Outra questão identificada, é que o público alvo da pesquisa, que movimentam as iniciativas de impacto social, em sua maioria são autônomas, não têm empregos formais, tem muitas demandas familiares e sociais e são, compulsoriamente, obrigadas a assumir múltiplas funções, consequentemente vivem em situação de vulnerabilidade financeira e alimentar. Eu, enquanto pesquisadora, também enfrento esta situação, que nos impede de nos dedicar exclusivamente a um trabalho, para garantir uma dignidade cotidiana para a nossa família, garantindo a moradia, alimentação e subsídios, precisamos estar nestes vários lugares.

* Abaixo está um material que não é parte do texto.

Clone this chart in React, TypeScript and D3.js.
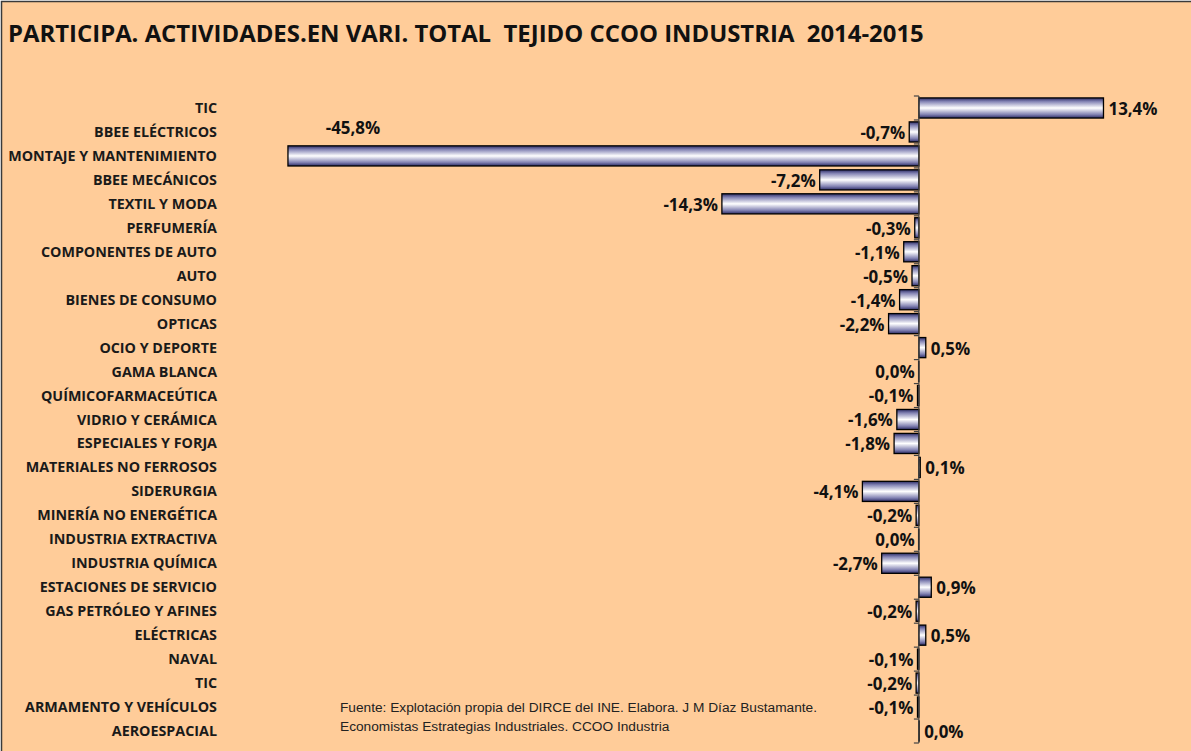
import React, { useEffect, useRef } from 'react';
import * as d3 from 'd3';

const title = 'PARTICIPA. ACTIVIDADES.EN VARI. TOTAL  TEJIDO CCOO INDUSTRIA  2014-2015';

const categories = [
  'TIC', 'BBEE ELÉCTRICOS', 'MONTAJE Y MANTENIMIENTO', 'BBEE MECÁNICOS', 'TEXTIL Y MODA',
  'PERFUMERÍA', 'COMPONENTES DE AUTO', 'AUTO', 'BIENES DE CONSUMO', 'OPTICAS',
  'OCIO Y DEPORTE', 'GAMA BLANCA', 'QUÍMICOFARMACEÚTICA', 'VIDRIO Y CERÁMICA', 'ESPECIALES Y FORJA',
  'MATERIALES NO FERROSOS', 'SIDERURGIA', 'MINERÍA NO ENERGÉTICA', 'INDUSTRIA EXTRACTIVA', 'INDUSTRIA QUÍMICA',
  'ESTACIONES DE SERVICIO', 'GAS PETRÓLEO Y AFINES', 'ELÉCTRICAS', 'NAVAL', 'TIC',
  'ARMAMENTO Y VEHÍCULOS', 'AEROESPACIAL',
];

// variation in %, tiny signs kept so the 0,0% labels fall on the right side
const values = [
  13.4, -0.7, -45.8, -7.2, -14.3,
  -0.3, -1.1, -0.5, -1.4, -2.2,
  0.5, -0.02, -0.1, -1.6, -1.8,
  0.1, -4.1, -0.2, -0.02, -2.7,
  0.9, -0.2, 0.5, -0.1, -0.2,
  -0.1, 0.02,
];

const sourceLines = [
  'Fuente: Explotación propia del DIRCE del INE. Elabora. J M Díaz Bustamante.',
  'Economistas Estrategias Industriales. CCOO Industria',
];

const W = 1191;
const H = 751;

const fmt = (v: number) => {
  const s = Math.abs(v) < 0.05 ? '0.0' : v.toFixed(1);
  return s.replace('.', ',') + '%';
};

export default function App() {
  const svgRef = useRef<SVGSVGElement>(null);

  useEffect(() => {
    if (!svgRef.current) return;
    const svg = d3.select(svgRef.current);
    svg.selectAll('*').remove();

    const font = '"Open Sans", Lato, sans-serif';

    // gradient for the bars
    const defs = svg.append('defs');
    const grad = defs.append('linearGradient')
      .attr('id', 'barGrad')
      .attr('x1', 0).attr('y1', 0).attr('x2', 0).attr('y2', 1);
    [
      [0, '#2c2c66'], [0.18, '#8484b4'], [0.5, '#ffffff'], [0.82, '#8484b4'], [1, '#2c2c66'],
    ].forEach(([o, c]) => grad.append('stop').attr('offset', o as number).attr('stop-color', c as string));

    // background + frame
    svg.append('rect')
      .attr('x', 1.5).attr('y', 1.5)
      .attr('width', W + 10).attr('height', H + 10)
      .attr('fill', '#ffcc99')
      .attr('stroke', '#3a3a3a')
      .attr('stroke-width', 1.5);

    svg.append('text')
      .attr('x', 8).attr('y', 42)
      .attr('font-family', font)
      .attr('font-weight', 700)
      .attr('font-size', 23.9)
      .attr('fill', '#111')
      .style('white-space', 'pre')
      .text(title);

    const x = d3.scaleLinear().domain([-50, 20]).range([230.1, 1194.4]);
    const y = d3.scaleBand<number>()
      .domain(d3.range(categories.length))
      .range([96, 743])
      .paddingInner(0.16)
      .paddingOuter(0.08);

    const x0 = x(0);
    const step = y.step();

    // category labels
    svg.append('g')
      .selectAll('text')
      .data(categories)
      .join('text')
      .attr('x', 217)
      .attr('y', (_, i) => (y(i) as number) + y.bandwidth() / 2)
      .attr('dy', '0.35em')
      .attr('text-anchor', 'end')
      .attr('font-family', font)
      .attr('font-weight', 700)
      .attr('font-size', 14.3)
      .attr('fill', '#1a1a1a')
      .text(d => d);

    // bars
    svg.append('g')
      .selectAll('rect')
      .data(values)
      .join('rect')
      .attr('x', d => x(Math.min(0, d)))
      .attr('y', (_, i) => y(i) as number)
      .attr('width', d => Math.abs(x(d) - x0))
      .attr('height', y.bandwidth())
      .attr('fill', 'url(#barGrad)')
      .attr('stroke', '#000')
      .attr('stroke-width', 1.3);

    // axis line with tick marks between categories
    const axis = svg.append('g').attr('stroke', '#444').attr('stroke-width', 1.2);
    const top = y.range()[0];
    axis.append('line')
      .attr('x1', x0).attr('x2', x0)
      .attr('y1', top).attr('y2', top + step * categories.length);
    d3.range(categories.length + 1).forEach(i => {
      axis.append('line')
        .attr('x1', x0 - 5).attr('x2', x0)
        .attr('y1', top + i * step).attr('y2', top + i * step);
    });

    // value labels (the -45,8% one was moved up in the original)
    svg.append('g')
      .selectAll('text')
      .data(values)
      .join('text')
      .attr('x', (d, i) => i === 2 ? x(d) + 65 : d > 0 ? x(d) + 5 : x(d) - 4)
      .attr('y', (_, i) => (y(i) as number) + y.bandwidth() / 2 + (i === 2 ? -28 : 1))
      .attr('dy', '0.35em')
      .attr('text-anchor', (d, i) => i === 2 ? 'middle' : d > 0 ? 'start' : 'end')
      .attr('font-family', font)
      .attr('font-weight', 700)
      .attr('font-size', 16.9)
      .attr('fill', '#111')
      .text(d => fmt(d));

    // source
    svg.append('g')
      .selectAll('text')
      .data(sourceLines)
      .join('text')
      .attr('x', 340)
      .attr('y', (_, i) => 712 + i * 19)
      .attr('font-family', '"Liberation Sans", Arial, sans-serif')
      .attr('font-size', 13.7)
      .attr('fill', '#222')
      .text(d => d);
  }, []);

  return (
    <svg
      ref={svgRef}
      width={W}
      height={H}
      style={{ position: 'absolute', left: 0, top: 0, display: 'block' }}
    />
  );
}
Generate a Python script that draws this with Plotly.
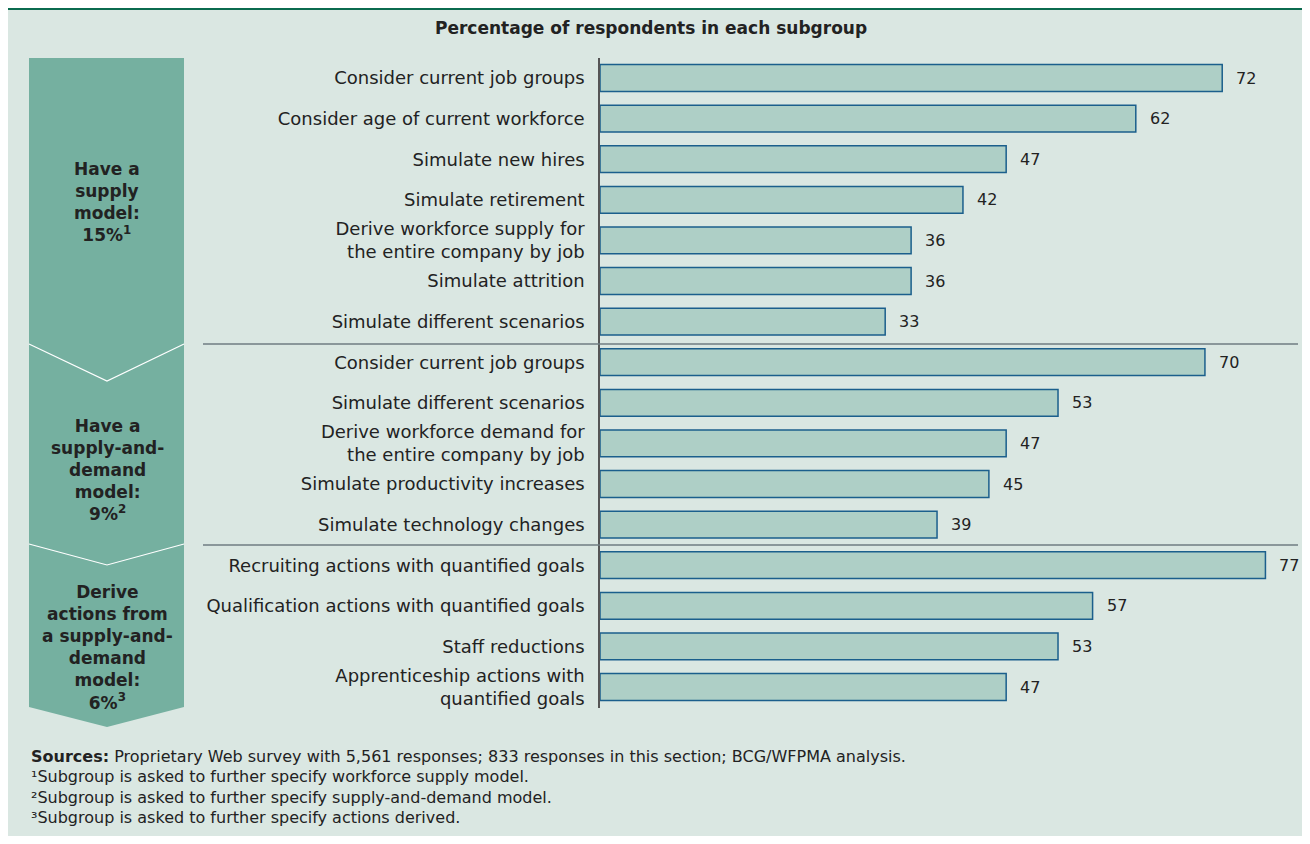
import plotly.graph_objects as go

# page is drawn with an 8px body margin, so the figure is shifted by OFF
OFF = 8
W, H = 1310 - 2 * OFF, 844 - 2 * OFF

categories = [
    "Consider current job groups",
    "Consider age of current workforce",
    "Simulate new hires",
    "Simulate retirement",
    "Derive workforce supply for<br>the entire company by job",
    "Simulate attrition",
    "Simulate different scenarios",
    "Consider current job groups",
    "Simulate different scenarios",
    "Derive workforce demand for<br>the entire company by job",
    "Simulate productivity increases",
    "Simulate technology changes",
    "Recruiting actions with quantified goals",
    "Qualification actions with quantified goals",
    "Staff reductions",
    "Apprenticeship actions with<br>quantified goals",
]
values = [72, 62, 47, 42, 36, 36, 33, 70, 53, 47, 45, 39, 77, 57, 53, 47]

group_labels = [
    "<b>Have a<br>supply<br>model:<br>15%<sup>1</sup></b>",
    "<b>Have a<br>supply-and-<br>demand<br>model:<br>9%<sup>2</sup></b>",
    "<b>Derive<br>actions from<br>a supply-and-<br>demand<br>model:<br>6%<sup>3</sup></b>",
]

title_text = "<b>Percentage of respondents in each subgroup</b>"
footnotes = [
    "<b>Sources:</b> Proprietary Web survey with 5,561 responses; 833 responses in this section; BCG/WFPMA analysis.",
    "¹Subgroup is asked to further specify workforce supply model.",
    "²Subgroup is asked to further specify supply-and-demand model.",
    "³Subgroup is asked to further specify actions derived.",
]

FONT = "DejaVu Sans"
BG = "#dae7e2"
TXT = "#222222"


def px(x):
    return (x - OFF) / W


def py(y):
    return 1 - (y - OFF) / H


ypos = list(range(len(values)))

fig = go.Figure()
fig.add_trace(go.Bar(
    x=values, y=ypos, orientation="h",
    marker=dict(color="#aecfc6", line=dict(color="#1b5f8c", width=1.5)),
    width=0.66, hoverinfo="skip",
))

annotations = []
for i, v in zip(ypos, values):
    annotations.append(dict(x=v, y=i, xref="x", yref="y", text=str(v), showarrow=False,
                            xanchor="left", yanchor="middle", xshift=12,
                            font=dict(family=FONT, size=16, color=TXT)))

annotations.append(dict(x=px(651), y=py(28), xref="paper", yref="paper", text=title_text,
                        showarrow=False, xanchor="center", yanchor="middle",
                        font=dict(family=FONT, size=17, color=TXT)))

group_centers = [202, 470, 647]
for lab, cy in zip(group_labels, group_centers):
    annotations.append(dict(x=px(107), y=py(cy), xref="paper", yref="paper", text=lab,
                            showarrow=False, xanchor="center", yanchor="middle",
                            align="center",
                            font=dict(family=FONT, size=17, color=TXT)))

for k, t in enumerate(footnotes):
    annotations.append(dict(x=px(29), y=py(756 + k * 20.5), xref="paper", yref="paper", text=t,
                            showarrow=False, xanchor="left", yanchor="middle", align="left",
                            font=dict(family=FONT, size=16, color=TXT)))


def path(points, close=True):
    s = "M " + " L ".join(f"{px(x)},{py(y)}" for x, y in points)
    return s + (" Z" if close else "")


shapes = [
    dict(type="rect", xref="paper", yref="paper", x0=0, x1=1, y0=py(10), y1=1,
         fillcolor="#0b6b4f", line=dict(width=0), layer="below"),
    dict(type="path", xref="paper", yref="paper",
         path=path([(29, 58), (184, 58), (184, 707), (107, 727), (29, 707)]),
         fillcolor="#75b0a0", line=dict(width=0), layer="below"),
    dict(type="path", xref="paper", yref="paper",
         path=path([(29, 344), (107, 381), (184, 344)], close=False),
         line=dict(color="white", width=1.2)),
    dict(type="path", xref="paper", yref="paper",
         path=path([(29, 544), (107, 565), (184, 544)], close=False),
         line=dict(color="white", width=1.2)),
    dict(type="line", xref="paper", yref="paper", x0=px(203), x1=px(1298), y0=py(344), y1=py(344),
         line=dict(color="#6f7c82", width=1.5)),
    dict(type="line", xref="paper", yref="paper", x0=px(203), x1=px(1298), y0=py(545), y1=py(545),
         line=dict(color="#6f7c82", width=1.5)),
]

pitch = 40.6
y_top_px, y_bot_px = 58, 708
r_top = (y_top_px - 78) / pitch
r_bot = (y_bot_px - 78) / pitch

fig.update_layout(
    width=W, height=H, autosize=False,
    margin=dict(l=0, r=0, t=0, b=0),
    paper_bgcolor=BG, plot_bgcolor=BG,
    showlegend=False,
    xaxis=dict(domain=[px(600), px(1300)], range=[0, 81], visible=False, fixedrange=True),
    yaxis=dict(domain=[py(y_bot_px), py(y_top_px)], range=[r_bot, r_top],
               tickmode="array", tickvals=ypos, ticktext=categories,
               showline=True, linecolor="#555555", linewidth=1.5,
               showgrid=False, zeroline=False, ticks="", ticklabelstandoff=10,
               tickfont=dict(family=FONT, size=18, color=TXT), fixedrange=True),
    annotations=annotations,
    shapes=shapes,
)

fig.write_html("out.html")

Contexto de campanha eleitoral


A dificuldades para a realização da pesquisa também passaram pelo período da campanha eleitoral. Como as pessoas que atuam em movimentos sociais, fazem parte de comunidades tradicionais e/ou moram em periferias, estavam muito envolvidas nas eleições presidenciais de 2022 e focadas, assim como nós, em derrubar um governo fascista, então, as pessoas estavam com muitos compromissos, o que dificultou o contato e a aplicação do questionário.


Interesse e disposição


Apesar das dificuldades relatadas acima, muitas iniciativas responderam a pesquisa com bastante interesse, colocaram-se à disposição da Iniciativa PIPA para manter laços e conexões, se comunicando para ampliar as redes, para reverberar as ações realizadas aqui no estado do Pará, na Amazônia.


É perceptível que existe a carência de políticas públicas e investimentos privados na região Norte do Brasil, a falta de acesso a recursos e a dificuldade em participar de levantamentos como este, estão no cerne da desigualdade regional e social do país.


Nós, da região Norte, temos uma riqueza artístico-cultural e uma bagagem filosófica-educacional imensa, por mais que haja um projeto político para enfraquecer a nossa autoestima, a consciência do como nós somos grandes enquanto região, enquanto Amazônia está se fortalecendo. A cada dia vamos nos enxergando, nos reconhecendo enquanto agentes que movimentam coisas grandiosas.


Uma reflexão importante, também, para os pesquisadores e gestores dessa pesquisa é: Quais ferramentas e metodologias estamos usando? Elas dialogam com o público-alvo? É necessário repensar e ir construindo, juntos, possibilidades. No início da pesquisa falamos sobre a possibilidade de ser um formulário que possibilitasse o envio de um áudio gravado, por exemplo. É provável que desta maneira a pesquisa pudesse alcançar pessoas na diversidade do que elas demandam, são diversas demandas. Devemos levar em consideração que ainda existem pessoas com dificuldade na linguagem escrita, pessoas que têm dificuldade com a linguagem digital.


Em outra face, também devemos analisar sobre nossa atuação como pesquisadores, como seres humanos, com nossas limitações. As questões apresentadas aqui, são aprendizado, para se repensar o próprio ato de pesquisar e seus métodos. Podemos refletir, repensar a forma de fazer pesquisa no Brasil, a maneira como os pesquisadores vivem, quem tem a possibilidade de assumir esse papel, de ser pesquisador na Amazônia, no Nordeste?

O primeiro impacto para mim foi superar as minhas próprias limitações, que foram historicamente adquiridas, como imposições. Por vezes, me vejo incapaz de assumir o papel de pesquisadora, nego a importância da minha trajetória, tenho dificuldade de assumir esse lugar de produtora, articuladora social e cultural, como muitos que esta iniciativa encontrou e tentou alcançar.


Ao final da pesquisa, me sinto mais fortalecida, com muitos aprendizados e percebendo que os dados falam para além das respostas do formulário. Toda essa trama de desafios e superações, dos nãos que a gente recebeu e dos sins, demonstram essa diversidade amazônica. A PIPA se apresenta, neste momento, enquanto ferramenta imprescindível na expansão de nossas redes, articulação pelo acesso à formação, informação e organização diante da enorme necessidade da democratização do financiamento filantrópico no país, esses recursos precisam chegar nas nossas iniciativas, que estão pagando para fazer, que estão vivendo com pouco e fazendo muito, para além de toda a política pública, de toda irresponsabilidade estatal.